Stadtgeschichte: Zur Eröffnung des neuen Postamtes 1927



Nach dem Ende des Ersten Weltkrieges entsprach das bisherige, 1882 auf dem Grund und Boden der einstigen Diepenbrock’schen Besitzung errichtete Postamt in der Osterstraße nicht mehr den Anforderungen des modernen Postverkehrs. Die Unterredungen über einen Neubau zwischen Stadtverwaltung, Oberpostdirektion Münster und Grundstückseignern hatten schon 1920 begonnen, jedoch konnte das Projekt in der Zeit der Inflation angesichts des wirtschaftlichen Niedergangs noch nicht verwirklicht werden.
Als 1924 bekannt wurde, dass die Postverwaltung ein Gelände an der Hohenstaufenstraße gegenüber dem Bahnhof anzukaufen beabsichtigte, regte sich im Hinblick auf den Standort der Widerspruch in Teilen der Bürgerschaft. Gegenstand der Kritik war vor allem der Weggang der Post aus der Altstadt und die Verlegung an eine dezentralere Stelle.

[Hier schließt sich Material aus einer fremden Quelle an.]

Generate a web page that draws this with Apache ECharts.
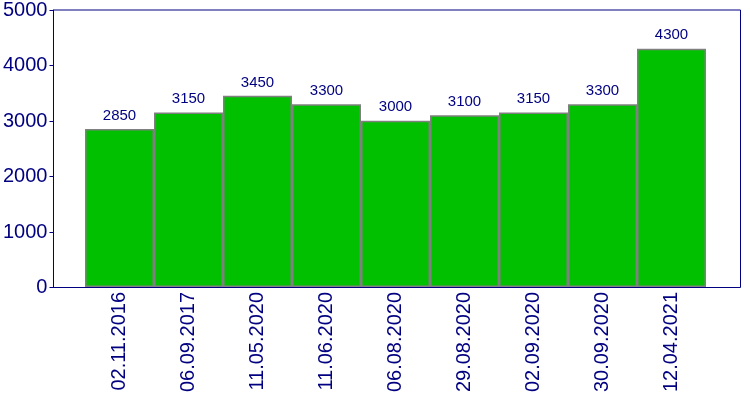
<!DOCTYPE html>
<html>
<head>
<meta charset="utf-8">
<script src="https://cdn.jsdelivr.net/npm/echarts@6/dist/echarts.min.js"></script>
<style>
html,body{margin:0;padding:0;background:#fff;}
#chart{width:750px;height:400px;}
</style>
</head>
<body>
<div id="chart"></div>
<script>
// dates and values
var dates = ['02.11.2016', '06.09.2017', '11.05.2020', '11.06.2020', '06.08.2020',
	'29.08.2020', '02.09.2020', '30.09.2020', '12.04.2021'];
var values = [2850, 3150, 3450, 3300, 3000, 3100, 3150, 3300, 4300];
var yTicks = [0, 1000, 2000, 3000, 4000, 5000];

var navy = '#000080';
var font = 'Liberation Sans, Arial, sans-serif';

var chart = echarts.init(document.getElementById('chart'));
var option = {
	animation: false,
	backgroundColor: '#fff',
	grid: [
		// outer frame with the y axis
		{left: 49.5, right: 9.5, top: 9.5, bottom: 112.5, show: true, borderColor: navy, borderWidth: 1},
		// bars sit inside with half a slot free on each side
		{left: 85, right: 44, top: 10, bottom: 113}
	],
	xAxis: [
		{gridIndex: 0, type: 'value', show: false},
		{
			gridIndex: 1,
			type: 'category',
			data: dates,
			axisLine: {show: false},
			axisTick: {show: false},
			axisLabel: {
				rotate: 90,
				margin: 5,
				color: navy,
				fontSize: 20,
				fontFamily: font,
				interval: 0
			}
		}
	],
	yAxis: [
		{
			gridIndex: 0,
			type: 'value',
			min: yTicks[0],
			max: yTicks[yTicks.length - 1],
			interval: 1000,
			splitLine: {show: false},
			axisLine: {show: true, lineStyle: {color: navy, width: 1}},
			axisTick: {show: true, length: 4, lineStyle: {color: navy}},
			axisLabel: {
				color: navy, fontSize: 20, fontFamily: font, margin: 6,
				formatter: function (v) { return String(v); }
			}
		},
		{
			gridIndex: 1,
			type: 'value',
			min: yTicks[0],
			max: yTicks[yTicks.length - 1],
			show: false
		}
	],
	series: [{
		type: 'bar',
		xAxisIndex: 1,
		yAxisIndex: 1,
		data: values,
		barCategoryGap: 0,
		itemStyle: {color: '#00c000', borderColor: '#808080', borderWidth: 1.5},
		label: {
			show: true,
			position: 'top',
			distance: 6,
			color: navy,
			fontSize: 15,
			fontFamily: font
		}
	}]
};
chart.setOption(option);
</script>
</body>
</html>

Schließlich begann man mit den Bauarbeiten im Herbst 1925, die mit der Einweihung der Dienststelle am 5. Februar 1927 ihren Abschluss fanden. Durch das Hauptportal an der Straße „Am Bahnhof“ kommend betraten die Kunden den Schaltervorraum, an dessen Ende sich Schließfachschränke befanden. Dem Publikum standen dort zehn Schalter zur Abwicklung des Brief-, Telegramm- und Paketverkehrs sowie rechts im Schalterraum drei Fernsprechzellen der öffentlichen Sprechstelle zur Verfügung. Im ersten Stockwerk wurden u. a. mehrere Dienstzimmer, die Postamts-Hauptkasse und der Briefträgersaal mit Briefabfertigung eingerichtet. Der Postdirektor erhielt im obersten Geschoss seine Dienstwohnung.
Bei der Übergabe des neuen Postgebäudes stellten sich die geladenen Gäste mit Stolz und Selbstbewusstsein dem Fotografen. Auf der untersten Stufe stehend erkennt man rechts den Fabrikanten Dr. Josef Schwartz. In einer schräg nach links oben verlaufenden Linie positionieren sich Gymnasialdirektor Peter Broichmann, Zweiter Bürgermeister und Stadtbaumeister Wilhelm Brockhoff und der Fabrikant Ludwig Beckmann. Vorne neben Dr. Schwartz steht Oberbürgermeister Dr. Otto Schmitz, und als sechster von rechts reiht sich Gewerkschaftssekretär Gustav Krüger zwischen den Beteiligten ein. Zu den weiteren Gästen zählten u. a. der Beigeordnete Dr. Josef Kaut, Amtsdirektor Bernhard Blume vom Amt Liedern-Werth und der Bocholter Postdirektor Bernhard Lensing.
Die auf Anregung der Stadtverwaltung von unbekannter Künstlerhand geschaffenen vier 1,70 Meter großen allegorischen Sandsteinfiguren sind erst zwei Monate nach der Eröffnung des Postamtes über dem monumentalen Muschelkalkportal angebracht worden. Sie bilden den Abschluss der vier Pfeiler und symbolisieren verschiedene Wirtschaftszweige, und zwar den Postverkehr, den Handel, die Textil- und die Eisenindustrie.